Prim's Implementation in Java
import java.util.*;
public class PrimsAlgorithm {
static class Edge {
int target, weight;
Edge(int t, int w) { target = t; weight = w; }
}
static class Node implements Comparable<Node> {
int id, weight;
Node(int i, int w) { id = i; weight = w; }
@Override
public int compareTo(Node other) {
return Integer.compare(this.weight, other.weight);
}
}
public List<int[]> findMST(int n, List<List<Edge>> adj) {
List<int[]> mst = new ArrayList<>();
boolean[] visited = new boolean[n];
PriorityQueue<Node> pq = new PriorityQueue<>();
// Start from node 0 (arbitrary)
pq.add(new Node(0, 0));
int[] parent = new int[n];
int[] key = new int[n];
Arrays.fill(key, Integer.MAX_VALUE);
Arrays.fill(parent, -1);
key[0] = 0;
while (!pq.isEmpty()) {
Node current = pq.poll();
int u = current.id;
if (visited[u]) continue;
visited[u] = true;
// If it's not the start node, add the edge to MST
if (parent[u] != -1) {
mst.add(new int[]{parent[u], u, key[u]});
}
for (Edge edge : adj.get(u)) {
int v = edge.target;
int weight = edge.weight;
if (!visited[v] && weight < key[v]) {
key[v] = weight;
parent[v] = u;
pq.add(new Node(v, key[v]));
}
}
}
return mst;
}
}
Kruskal's vs.

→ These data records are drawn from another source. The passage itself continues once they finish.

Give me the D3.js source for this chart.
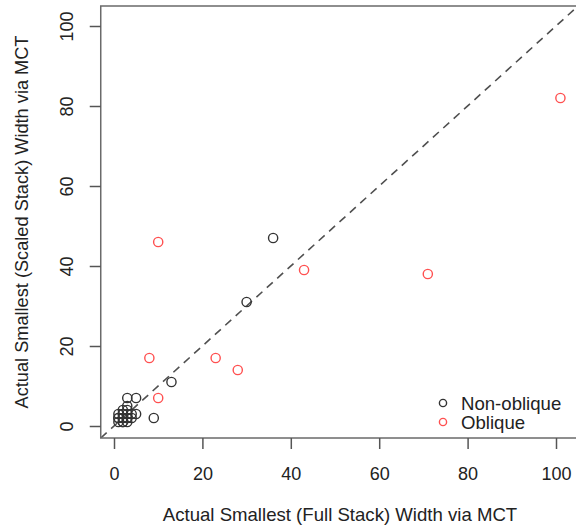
<!doctype html>
<html lang="en-US">
<head>
<meta charset="utf-8">
<title>MCT width comparison</title>
<script src="https://cdnjs.cloudflare.com/ajax/libs/d3/7.8.5/d3.min.js"></script>
<style>
  html, body { margin: 0; padding: 0; background: #fff; }
  svg { display: block; }
  text { font-family: "Liberation Sans", Arial, sans-serif; fill: #222; }
</style>
</head>
<body>
<svg id="chart" width="576" height="527"></svg>
<script>
// Non-oblique points (full stack width, scaled stack width)
var nonObliqueX = [3, 5, 3, 3, 2, 1, 2, 3, 4, 5, 1, 2, 3, 4, 2, 3, 1, 2, 2, 3, 1, 2, 9, 13, 30, 36];
var nonObliqueY = [7, 7, 5, 4, 4, 3, 3, 3, 3, 3, 2, 2, 2, 2, 1, 1, 1, 2, 3, 2, 2, 1, 2, 11, 31, 47];

// Oblique points
var obliqueX = [10, 8, 10, 23, 28, 43, 71, 101];
var obliqueY = [46, 17, 7, 17, 14, 39, 38, 82];

var xTicks = [0, 20, 40, 60, 80, 100];
var yTicks = [0, 20, 40, 60, 80, 100];

var legendLabels = ["Non-oblique", "Oblique"];
var legendColors = ["#333333", "#ff5050"];

var svg = d3.select("#chart");

var x = d3.scaleLinear().domain([0, 100]).range([114, 556]);
var y = d3.scaleLinear().domain([0, 100]).range([426, 26]);

var x0 = x(-3), x1 = x(105), y0 = y(-3), y1 = y(105);

// clip for the 1:1 line
svg.append("clipPath").attr("id", "plotclip")
  .append("rect")
  .attr("x", x0).attr("y", y1)
  .attr("width", x1 - x0).attr("height", y0 - y1);

// dashed y = x line
svg.append("line")
  .attr("clip-path", "url(#plotclip)")
  .attr("x1", x(-3)).attr("y1", y(-3))
  .attr("x2", x(105)).attr("y2", y(105))
  .attr("stroke", "#505050")
  .attr("stroke-width", 1.6)
  .attr("stroke-dasharray", "8,6");

// points
function drawPoints(xs, ys, color) {
  svg.append("g").selectAll("circle")
    .data(xs.map(function(d, i) { return [d, ys[i]]; }))
    .enter().append("circle")
    .attr("cx", function(d) { return x(d[0]); })
    .attr("cy", function(d) { return y(d[1]); })
    .attr("r", 4.6)
    .attr("fill", "none")
    .attr("stroke", color)
    .attr("stroke-width", 1.4);
}
drawPoints(nonObliqueX, nonObliqueY, legendColors[0]);
drawPoints(obliqueX, obliqueY, legendColors[1]);

// box
svg.append("rect")
  .attr("x", x0).attr("y", y1)
  .attr("width", x1 - x0).attr("height", y0 - y1)
  .attr("fill", "none")
  .attr("stroke", "#6a6a6a")
  .attr("stroke-width", 1.5);

// x axis
var xAxis = svg.append("g")
  .attr("transform", "translate(0," + y0 + ")")
  .call(d3.axisBottom(x).tickValues(xTicks).tickSize(11).tickPadding(18).tickFormat(d3.format("d")));
xAxis.select(".domain").remove();
xAxis.selectAll("line").attr("stroke", "#555").attr("stroke-width", 1.5);
xAxis.selectAll("text").attr("font-size", "18px").attr("fill", "#222")
  .attr("font-family", "Liberation Sans, Arial, sans-serif");

// y axis (labels rotated like R)
var yAxis = svg.append("g")
  .attr("transform", "translate(" + x0 + ",0)")
  .call(d3.axisLeft(y).tickValues(yTicks).tickSize(11).tickFormat(d3.format("d")));
yAxis.select(".domain").remove();
yAxis.selectAll("line").attr("stroke", "#555").attr("stroke-width", 1.5);
yAxis.selectAll("text")
  .attr("x", null).attr("dy", null)
  .attr("font-size", "18px").attr("fill", "#222")
  .attr("font-family", "Liberation Sans, Arial, sans-serif")
  .attr("text-anchor", "middle")
  .attr("transform", "translate(-28,0) rotate(-90)");

// axis titles
svg.append("text")
  .attr("x", (x(0) + x(100)) / 2 + 5)
  .attr("y", 521)
  .attr("text-anchor", "middle")
  .attr("font-size", "18.6px")
  .text("Actual Smallest (Full Stack) Width via MCT");

svg.append("text")
  .attr("transform", "translate(28," + ((y0 + y1) / 2) + ") rotate(-90)")
  .attr("text-anchor", "middle")
  .attr("font-size", "18.2px")
  .text("Actual Smallest (Scaled Stack) Width via MCT");

// legend
var legend = svg.append("g");
legendLabels.forEach(function(label, i) {
  var ly = 403 + i * 19;
  legend.append("circle")
    .attr("cx", 443).attr("cy", ly).attr("r", 3.6)
    .attr("fill", "none")
    .attr("stroke", legendColors[i])
    .attr("stroke-width", 1.4);
  legend.append("text")
    .attr("x", 461).attr("y", ly + 6.5)
    .attr("font-size", "18.6px")
    .text(label);
});
</script>
</body>
</html>
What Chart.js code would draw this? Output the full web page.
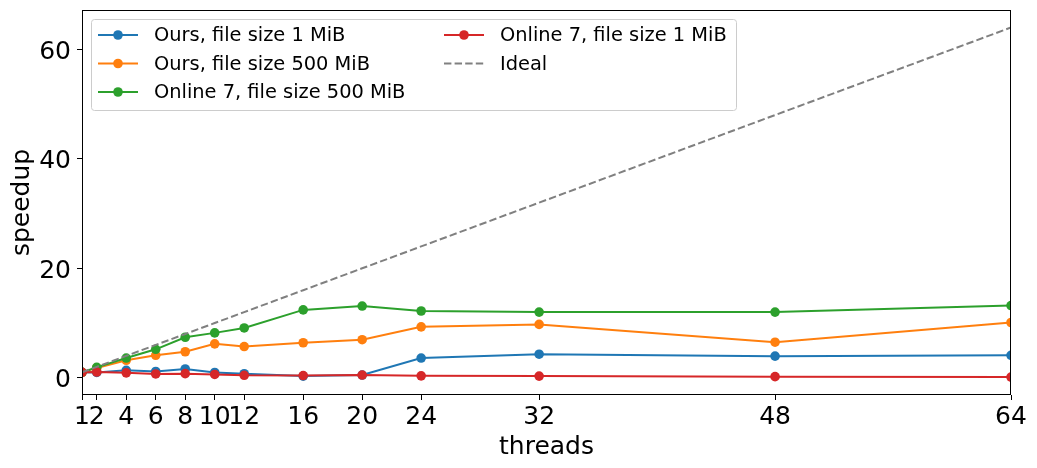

Prim's: Which to use?
| Scenario | Recommendation |
|---|---|
| Sparse Graph (fewer edges) | Kruskal's is usually faster because it sorts edges once. |
| Dense Graph (many edges) | Prim's performs better, especially with an adjacency list and binary heap. |
| Disconnected Graph | Kruskal's naturally finds a Minimum Spanning Forest. Prim's only finds the MST for one component. |
Common Pitfalls
- Self-loops and Multiple Edges: Prim's handles these naturally by always picking the minimum weight, but ensure your adjacency list logic is clean.
- Disconnected Components: If the graph is not connected,
visitedwill remainfalsefor some nodes. You may need to run the algorithm multiple times to cover all components.
Summary
Prim's algorithm is a greedy powerhouse. By iteratively expanding the "safe" frontier of your tree with the cheapest possible connection, it ensures that you reach every node with the absolute minimum resource expenditure. Its similarity to Dijkstra makes it a high-value algorithm to learn for any backend or systems-level engineering role.